— Start Available records —

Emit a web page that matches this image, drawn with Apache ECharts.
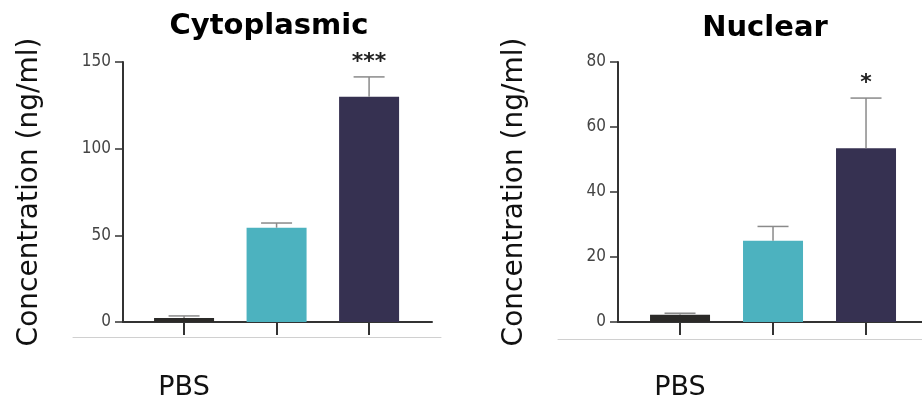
<!DOCTYPE html>
<html>
<head>
<meta charset="utf-8">
<script src="https://cdn.jsdelivr.net/npm/echarts@6/dist/echarts.min.js"></script>
<style>
  html, body { margin: 0; padding: 0; background: #ffffff; }
  #chart { width: 922px; height: 401px; }
</style>
</head>
<body>
<div id="chart"></div>
<script>
// Groups shown on each panel (only the first one is labelled)
const groups = ['PBS', '', ''];
const barColors = ['#2b2a28', '#4cb2bf', '#363151'];

// Cytoplasmic concentration (ng/ml): mean and SEM
const cytoMean = [2.3, 54.4, 130];
const cytoErr = [1.2, 2.7, 11.4];
const cytoSig = ['', '', '***'];
const cytoTicks = [0, 50, 100, 150];

// Nuclear concentration (ng/ml): mean and SEM
const nucMean = [2.2, 25, 53.5];
const nucErr = [0.5, 4.4, 15.4];
const nucSig = ['', '', '*'];
const nucTicks = [0, 20, 40, 60, 80];

const AXIS = '#333333';
const TEXT_FONT = 'DejaVu Sans';
const TICK_FONT = '"DejaVu Sans Condensed", "Liberation Sans Narrow", "Liberation Sans", sans-serif';

function barData(means) {
  return means.map((v, i) => ({ value: [i, v], itemStyle: { color: barColors[i] } }));
}

function errorSeries(idx, means, errs, sig) {
  return {
    type: 'custom',
    xAxisIndex: idx,
    yAxisIndex: idx,
    z: 5,
    data: means.map((m, i) => [i, m, errs[i]]),
    renderItem(params, api) {
      const x = api.value(0), m = api.value(1), e = api.value(2);
      const base = api.coord([x, m]);
      const top = api.coord([x, m + e]);
      const half = 15.5;
      const style = { stroke: '#8a8a8a', lineWidth: 1.5 };
      const children = [
        { type: 'line', shape: { x1: base[0], y1: base[1], x2: top[0], y2: top[1] }, style },
        { type: 'line', shape: { x1: top[0] - half, y1: top[1], x2: top[0] + half, y2: top[1] }, style }
      ];
      const s = sig[params.dataIndex];
      if (s) {
        children.push({
          type: 'text',
          style: {
            text: s, x: top[0], y: top[1] - 4,
            align: 'center', verticalAlign: 'bottom',
            font: 'bold 22px "DejaVu Sans"', fill: '#222222'
          }
        });
      }
      return { type: 'group', children };
    }
  };
}

function xAxisFor(idx, min, max) {
  return {
    type: 'value', gridIndex: idx, min, max,
    splitLine: { show: false },
    axisLine: { show: true, onZero: false, lineStyle: { color: AXIS, width: 2 } },
    axisTick: { show: true, length: 13, lineStyle: { color: AXIS, width: 2 }, customValues: [0, 1, 2] },
    axisLabel: {
      customValues: [0, 1, 2], margin: 52,
      formatter: v => groups[Math.round(v)],
      fontFamily: TEXT_FONT, fontSize: 27, color: '#111111'
    }
  };
}

function yAxisFor(idx, ticks, gap) {
  return {
    type: 'value', gridIndex: idx,
    min: ticks[0], max: ticks[ticks.length - 1], interval: ticks[1] - ticks[0],
    name: 'Concentration (ng/ml)', nameLocation: 'middle', nameRotate: 90, nameGap: gap,
    nameTextStyle: { fontFamily: TEXT_FONT, fontSize: 28, color: '#111111' },
    splitLine: { show: false },
    axisLine: { show: true, onZero: false, lineStyle: { color: AXIS, width: 2 } },
    axisTick: { show: true, length: 8, lineStyle: { color: AXIS, width: 1.5 } },
    axisLabel: { margin: 12, fontFamily: TICK_FONT, fontSize: 17, color: '#444444' }
  };
}

// Thin grey rule under each panel
function ruleAxis(idx) {
  return {
    type: 'value', gridIndex: idx, min: 0, max: 1,
    splitLine: { show: false }, axisTick: { show: false }, axisLabel: { show: false },
    axisLine: { show: true, onZero: false, lineStyle: { color: '#d0d0d0', width: 1 } }
  };
}
function hiddenY(idx) {
  return { type: 'value', gridIndex: idx, show: false };
}

const chart = echarts.init(document.getElementById('chart'));
chart.setOption({
  animation: false,
  backgroundColor: '#ffffff',
  title: [
    { text: 'Cytoplasmic', left: 264, top: 7, textAlign: 'center',
      textStyle: { fontFamily: TEXT_FONT, fontWeight: 'bold', fontSize: 29, color: '#000000' } },
    { text: 'Nuclear', left: 760, top: 9, textAlign: 'center',
      textStyle: { fontFamily: TEXT_FONT, fontWeight: 'bold', fontSize: 29, color: '#000000' } }
  ],
  grid: [
    { left: 123, top: 62, width: 309, height: 261.3 },
    { left: 618, top: 62, width: 304, height: 263.7 },
    { left: 73, top: 300, width: 368, height: 37 },
    { left: 558, top: 300, width: 364, height: 39 }
  ],
  xAxis: [
    xAxisFor(0, -0.66, 2.68),
    xAxisFor(1, -0.667, 2.602),
    ruleAxis(2),
    ruleAxis(3)
  ],
  yAxis: [
    yAxisFor(0, cytoTicks, 79),
    yAxisFor(1, nucTicks, 89),
    hiddenY(2),
    hiddenY(3)
  ],
  series: [
    { type: 'bar', xAxisIndex: 0, yAxisIndex: 0, barWidth: 60, data: barData(cytoMean) },
    errorSeries(0, cytoMean, cytoErr, cytoSig),
    { type: 'bar', xAxisIndex: 1, yAxisIndex: 1, barWidth: 60, data: barData(nucMean) },
    errorSeries(1, nucMean, nucErr, nucSig)
  ]
});
</script>
</body>
</html>
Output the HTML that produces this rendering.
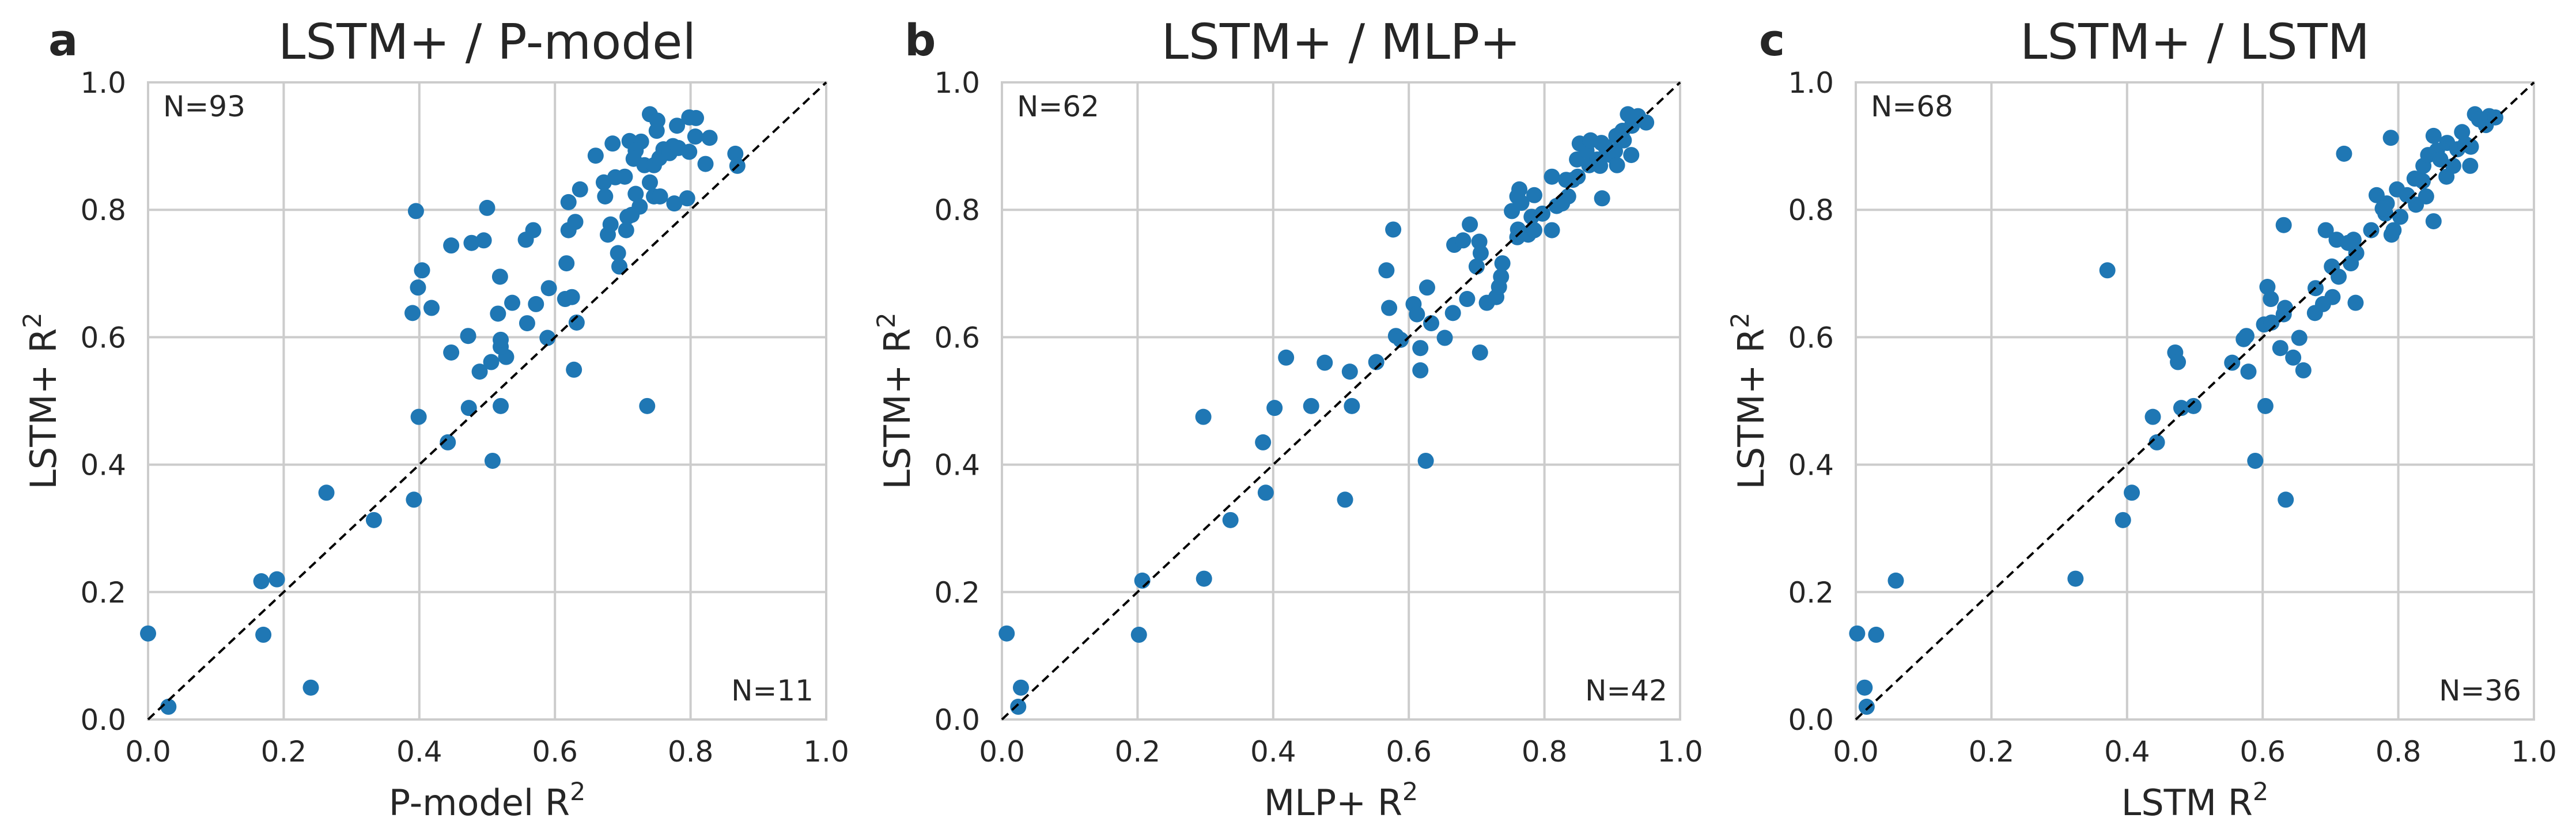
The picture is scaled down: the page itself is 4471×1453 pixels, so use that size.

— End Available records —

Look above for every line with the word "that" and copy it.

▶ [Exercise response]:
Emit a web page that matches this image, drawn with Apache ECharts.
Output the HTML that produces this rendering.
The picture is scaled down: the page itself is 4471×1453 pixels, so use that size.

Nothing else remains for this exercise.